● Stored data:

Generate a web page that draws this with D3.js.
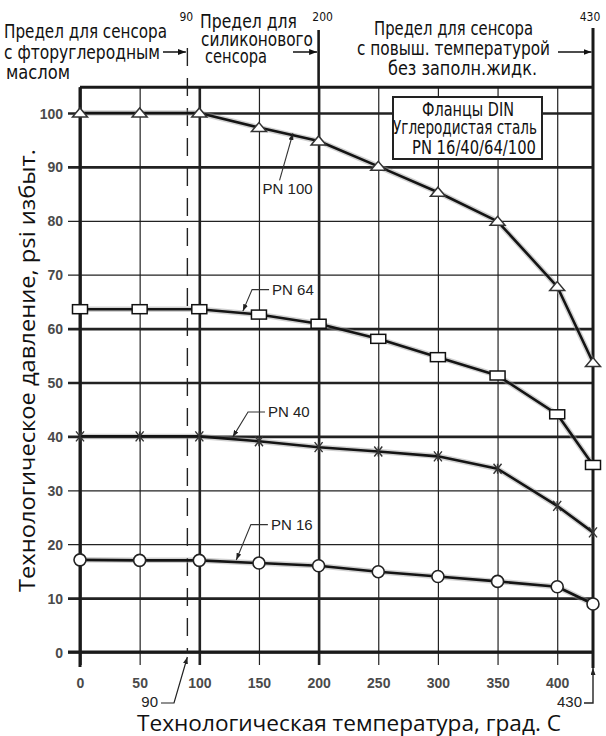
<!DOCTYPE html>
<html>
<head>
<meta charset="utf-8">
<script src="https://cdn.jsdelivr.net/npm/d3@7/dist/d3.min.js"></script>
<style>
  body { margin: 0; background: #fff; }
  svg { display: block; }
  .cond { font-family: 'Liberation Sans Narrow', 'DejaVu Sans Condensed', sans-serif; fill: #111; }
  .tick text { font-family: 'Liberation Sans', Arial, sans-serif; font-size: 14px; font-weight: bold; fill: #4a4a4a; }
  .pn-label { font-family: 'Liberation Sans', Arial, sans-serif; font-size: 15px; fill: #222; }
  .title { font-family: 'Open Sans', 'Noto Sans', sans-serif; font-size: 22px; fill: #111; }
</style>
</head>
<body>
<svg id="chart" width="606" height="736"></svg>
<script>
'use strict'

// Температура, град. C
const temps = [0, 50, 100, 150, 200, 250, 300, 350, 400, 430]

// Давление по классам фланцев
const pn100 = [100, 100, 100, 97.3, 94.8, 90.1, 85.3, 79.9, 67.8, 53.7]
const pn64 = [63.6, 63.6, 63.6, 62.6, 60.9, 58.1, 54.7, 51.3, 44.1, 34.7]
const pn40 = [40, 40, 40, 39.1, 38.0, 37.2, 36.3, 34.0, 27.1, 22.2]
const pn16 = [17.1, 17, 17, 16.5, 16.0, 14.9, 14.0, 13.1, 12.1, 8.9]

const seriesNames = ['PN 100', 'PN 64', 'PN 40', 'PN 16']
const seriesMarkers = ['triangle', 'square', 'cross', 'circle']

// оси
const xTicks = [0, 50, 100, 150, 200, 250, 300, 350, 400]
const xThick = [0, 100, 200]
const yTicks = [0, 10, 20, 30, 40, 50, 60, 70, 80, 90, 100]
const yThick = [0, 10, 40, 50, 60, 90, 100]
const tempMax = 430
const limitFluoro = 90
const limitSilicone = 200

const svg = d3.select('#chart')

const x = d3.scaleLinear().domain([0, tempMax]).range([80, 593])
const y = d3.scaleLinear().domain([0, 100]).range([652, 113])
const yTop = y(104.8)

/**
 * Линейная интерполяция значения серии при заданной температуре
 */
function valueAt (values, t) {
  for (let i = 1; i < temps.length; i++) {
    if (t <= temps[i]) {
      const k = (t - temps[i - 1]) / (temps[i] - temps[i - 1])
      return values[i - 1] + k * (values[i] - values[i - 1])
    }
  }
  return values[values.length - 1]
}

// наконечники стрелок
const defs = svg.append('defs')
defs.append('marker')
  .attr('id', 'arr')
  .attr('viewBox', '0 0 8 6')
  .attr('refX', 8).attr('refY', 3)
  .attr('markerWidth', 8).attr('markerHeight', 6)
  .attr('markerUnits', 'userSpaceOnUse')
  .attr('orient', 'auto')
  .append('path').attr('d', 'M0,0 L8,3 L0,6 Z').attr('fill', '#111')
defs.append('marker')
  .attr('id', 'arr-small')
  .attr('viewBox', '0 0 7 5')
  .attr('refX', 7).attr('refY', 2.5)
  .attr('markerWidth', 7).attr('markerHeight', 5)
  .attr('markerUnits', 'userSpaceOnUse')
  .attr('orient', 'auto')
  .append('path').attr('d', 'M0,0 L7,2.5 L0,5 Z').attr('fill', '#222')

// сетка по Y (с подписями)
const gy = svg.append('g')
  .attr('transform', 'translate(68,0)')
  .call(d3.axisLeft(y).tickValues(yTicks).tickSize(-(x(tempMax) - 68)).tickPadding(5))
gy.select('.domain').remove()
gy.selectAll('.tick line')
  .attr('stroke', '#222')
  .attr('stroke-width', d => yThick.includes(d) ? 2.6 : 1.2)
gy.selectAll('.tick text').attr('dy', '0.36em')

// сетка по X (с подписями)
const gx = svg.append('g')
  .attr('transform', 'translate(0,665)')
  .call(d3.axisBottom(x).tickValues(xTicks).tickSize(-(665 - yTop)).tickPadding(13))
gx.select('.domain').remove()
gx.selectAll('.tick line')
  .attr('stroke', '#222')
  .attr('stroke-width', d => xThick.includes(d) ? 2.6 : 1.2)

// рамка
svg.append('line')
  .attr('x1', x(0)).attr('x2', x(tempMax))
  .attr('y1', yTop).attr('y2', yTop)
  .attr('stroke', '#1a1a1a').attr('stroke-width', 3)
svg.append('line')
  .attr('x1', 68).attr('x2', x(tempMax))
  .attr('y1', y(0)).attr('y2', y(0))
  .attr('stroke', '#1a1a1a').attr('stroke-width', 3)
svg.append('line')
  .attr('x1', x(0)).attr('x2', x(0))
  .attr('y1', yTop).attr('y2', 667)
  .attr('stroke', '#1a1a1a').attr('stroke-width', 3)
svg.append('line')
  .attr('x1', x(tempMax)).attr('x2', x(tempMax))
  .attr('y1', 28).attr('y2', 668)
  .attr('stroke', '#1a1a1a').attr('stroke-width', 3)
svg.append('line')
  .attr('x1', x(limitSilicone)).attr('x2', x(limitSilicone))
  .attr('y1', 30).attr('y2', yTop)
  .attr('stroke', '#1a1a1a').attr('stroke-width', 2.6)

// предел 90 град. - штриховая
svg.append('line')
  .attr('x1', x(limitFluoro)).attr('x2', x(limitFluoro))
  .attr('y1', 48).attr('y2', y(0))
  .attr('stroke', '#222').attr('stroke-width', 1.4)
  .attr('stroke-dasharray', '18,12')

// легенда
const lg = svg.append('g')
lg.append('rect')
  .attr('x', 393).attr('y', 97).attr('width', 149).attr('height', 62)
  .attr('fill', '#fff').attr('stroke', '#222').attr('stroke-width', 2)
const legendLines = [
  { t: 'Фланцы DIN', cx: 468, by: 116, w: 92 },
  { t: 'Углеродистая сталь', cx: 465, by: 134, w: 144 },
  { t: 'PN 16/40/64/100', cx: 474, by: 154, w: 124 }
]
legendLines.forEach(l => {
  lg.append('text')
    .attr('class', 'cond')
    .attr('x', l.cx).attr('y', l.by)
    .attr('text-anchor', 'middle')
    .attr('font-size', 19)
    .attr('textLength', l.w).attr('lengthAdjust', 'spacingAndGlyphs')
    .text(l.t)
})

// линии серий
const allSeries = [pn100, pn64, pn40, pn16]
const line = d3.line()
  .x((d, i) => x(temps[i]))
  .y(d => y(d))

const gs = svg.append('g')
allSeries.forEach(vals => {
  gs.append('path')
    .datum(vals)
    .attr('d', line)
    .attr('fill', 'none')
    .attr('stroke', '#9a9a9a').attr('stroke-opacity', 0.45)
    .attr('stroke-width', 5.5)
  gs.append('path')
    .datum(vals)
    .attr('d', line)
    .attr('fill', 'none')
    .attr('stroke', '#141414')
    .attr('stroke-width', 2.6)
    .attr('stroke-linejoin', 'round')
})

/**
 * Рисует маркеры серии
 */
function drawMarkers (vals, kind) {
  const g = svg.append('g')
  vals.forEach((v, i) => {
    const cx = x(temps[i])
    const cy = y(v)
    if (kind === 'triangle') {
      g.append('path')
        .attr('d', `M${cx - 7.5},${cy + 4} L${cx + 7.5},${cy + 4} L${cx},${cy - 5} Z`)
        .attr('fill', '#fff').attr('stroke', '#333').attr('stroke-width', 1.5)
    } else if (kind === 'square') {
      g.append('rect')
        .attr('x', cx - 7.5).attr('y', cy - 4.5)
        .attr('width', 15).attr('height', 9)
        .attr('fill', '#fff').attr('stroke', '#111').attr('stroke-width', 1.5)
    } else if (kind === 'circle') {
      g.append('circle')
        .attr('cx', cx).attr('cy', cy).attr('r', 6)
        .attr('fill', '#fff').attr('stroke', '#222').attr('stroke-width', 1.6)
    } else {
      g.append('path')
        .attr('d', `M${cx - 4},${cy - 5} L${cx + 4},${cy + 5} M${cx + 4},${cy - 5} L${cx - 4},${cy + 5} M${cx},${cy - 5} L${cx},${cy + 5}`)
        .attr('stroke', '#333').attr('stroke-width', 1.4)
    }
  })
}
allSeries.forEach((vals, i) => drawMarkers(vals, seriesMarkers[i]))

// подписи серий со стрелками (положение в единицах осей)
const seriesNotes = [
  { text: [153, 84.9], tip: 178.5, knee: false },
  { text: [161, 66.3], tip: 136.5, knee: true },
  { text: [157.6, 43.6], tip: 128, knee: true },
  { text: [160, 22.7], tip: 131, knee: true }
]
seriesNotes.forEach((n, i) => {
  const tx = x(n.text[0])
  const ty = y(n.text[1])
  const px = x(n.tip)
  const py = y(valueAt(allSeries[i], n.tip)) - 2
  const pts = n.knee
    ? [[tx - 3, ty - 5], [tx - 20, ty - 5], [px, py]]
    : [[tx + 17, ty - 14], [px, py]]
  svg.append('path')
    .attr('d', d3.line()(pts))
    .attr('fill', 'none')
    .attr('stroke', '#333').attr('stroke-width', 1.1)
    .attr('marker-end', 'url(#arr-small)')
  svg.append('text')
    .attr('class', 'pn-label')
    .attr('x', tx).attr('y', ty)
    .text(seriesNames[i])
})

// верхние пояснения
const topNotes = [
  { t: 'Предел для сенсора', x: 4, by: 38, w: 163 },
  { t: 'с фторуглеродным', x: 4, by: 59, w: 156 },
  { t: 'маслом', x: 6, by: 79, w: 64 },
  { t: 'Предел для', x: 200, by: 28, w: 97 },
  { t: 'силиконового', x: 201, by: 46, w: 112 },
  { t: 'сенсора', x: 205, by: 63, w: 62 },
  { t: 'Предел для сенсора', x: 374, by: 35, w: 159 },
  { t: 'с повыш. температурой', x: 357, by: 55, w: 193 },
  { t: 'без заполн.жидк.', x: 388, by: 75, w: 149 }
]
topNotes.forEach(n => {
  svg.append('text')
    .attr('class', 'cond')
    .attr('x', n.x).attr('y', n.by)
    .attr('font-size', 20)
    .attr('textLength', n.w).attr('lengthAdjust', 'spacingAndGlyphs')
    .text(n.t)
})

const limitArrows = [
  { from: 163, to: limitFluoro },
  { from: 293, to: limitSilicone },
  { from: 558, to: tempMax }
]
limitArrows.forEach(a => {
  svg.append('line')
    .attr('x1', a.from).attr('x2', x(a.to) - 1.5)
    .attr('y1', 52).attr('y2', 52)
    .attr('stroke', '#111').attr('stroke-width', 1.5)
    .attr('marker-end', 'url(#arr)')
})

// малые подписи пределов сверху
const topLimitLabels = [
  { v: limitFluoro, dx: -1 },
  { v: limitSilicone, dx: 4 },
  { v: tempMax, dx: -3 }
]
topLimitLabels.forEach(l => {
  svg.append('text')
    .attr('class', 'cond')
    .attr('x', x(l.v) + l.dx).attr('y', 21)
    .attr('text-anchor', 'middle')
    .attr('font-size', 12)
    .attr('fill', '#333')
    .text(l.v)
})

// нижние выноски 90 и 430
svg.append('text')
  .attr('class', 'pn-label')
  .attr('x', 158).attr('y', 707)
  .attr('text-anchor', 'end')
  .attr('font-size', 14)
  .attr('fill', '#444')
  .text(limitFluoro)
svg.append('path')
  .attr('d', d3.line()([[161, 703], [174, 703], [x(limitFluoro), 657]]))
  .attr('fill', 'none').attr('stroke', '#222').attr('stroke-width', 1.2)
  .attr('marker-end', 'url(#arr-small)')
svg.append('text')
  .attr('class', 'pn-label')
  .attr('x', 582).attr('y', 707)
  .attr('text-anchor', 'end')
  .attr('font-size', 14)
  .attr('fill', '#444')
  .text(tempMax)
svg.append('path')
  .attr('d', d3.line()([[584, 703], [x(tempMax), 703], [x(tempMax), 668]]))
  .attr('fill', 'none').attr('stroke', '#222').attr('stroke-width', 1.4)
  .attr('marker-end', 'url(#arr-small)')

// названия осей
svg.append('text')
  .attr('class', 'title')
  .attr('transform', 'translate(35,' + ((yTop + y(0)) / 2 + 1) + ') rotate(-90)')
  .attr('text-anchor', 'middle')
  .attr('textLength', 443).attr('lengthAdjust', 'spacingAndGlyphs')
  .text('Технологическое давление, psi избыт.')
svg.append('text')
  .attr('class', 'title')
  .attr('x', 349).attr('y', 731)
  .attr('text-anchor', 'middle')
  .attr('textLength', 424).attr('lengthAdjust', 'spacingAndGlyphs')
  .text('Технологическая температура, град. С')
</script>
</body>
</html>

● What you should do: Without the pictures, return the listing above from its first line through the line that has "350, 400, 430]".

● Full output:
Generate a web page that draws this with D3.js.
<!DOCTYPE html>
<html>
<head>
<meta charset="utf-8">
<script src="https://cdn.jsdelivr.net/npm/d3@7/dist/d3.min.js"></script>
<style>
  body { margin: 0; background: #fff; }
  svg { display: block; }
  .cond { font-family: 'Liberation Sans Narrow', 'DejaVu Sans Condensed', sans-serif; fill: #111; }
  .tick text { font-family: 'Liberation Sans', Arial, sans-serif; font-size: 14px; font-weight: bold; fill: #4a4a4a; }
  .pn-label { font-family: 'Liberation Sans', Arial, sans-serif; font-size: 15px; fill: #222; }
  .title { font-family: 'Open Sans', 'Noto Sans', sans-serif; font-size: 22px; fill: #111; }
</style>
</head>
<body>
<svg id="chart" width="606" height="736"></svg>
<script>
'use strict'

// Температура, град. C
const temps = [0, 50, 100, 150, 200, 250, 300, 350, 400, 430]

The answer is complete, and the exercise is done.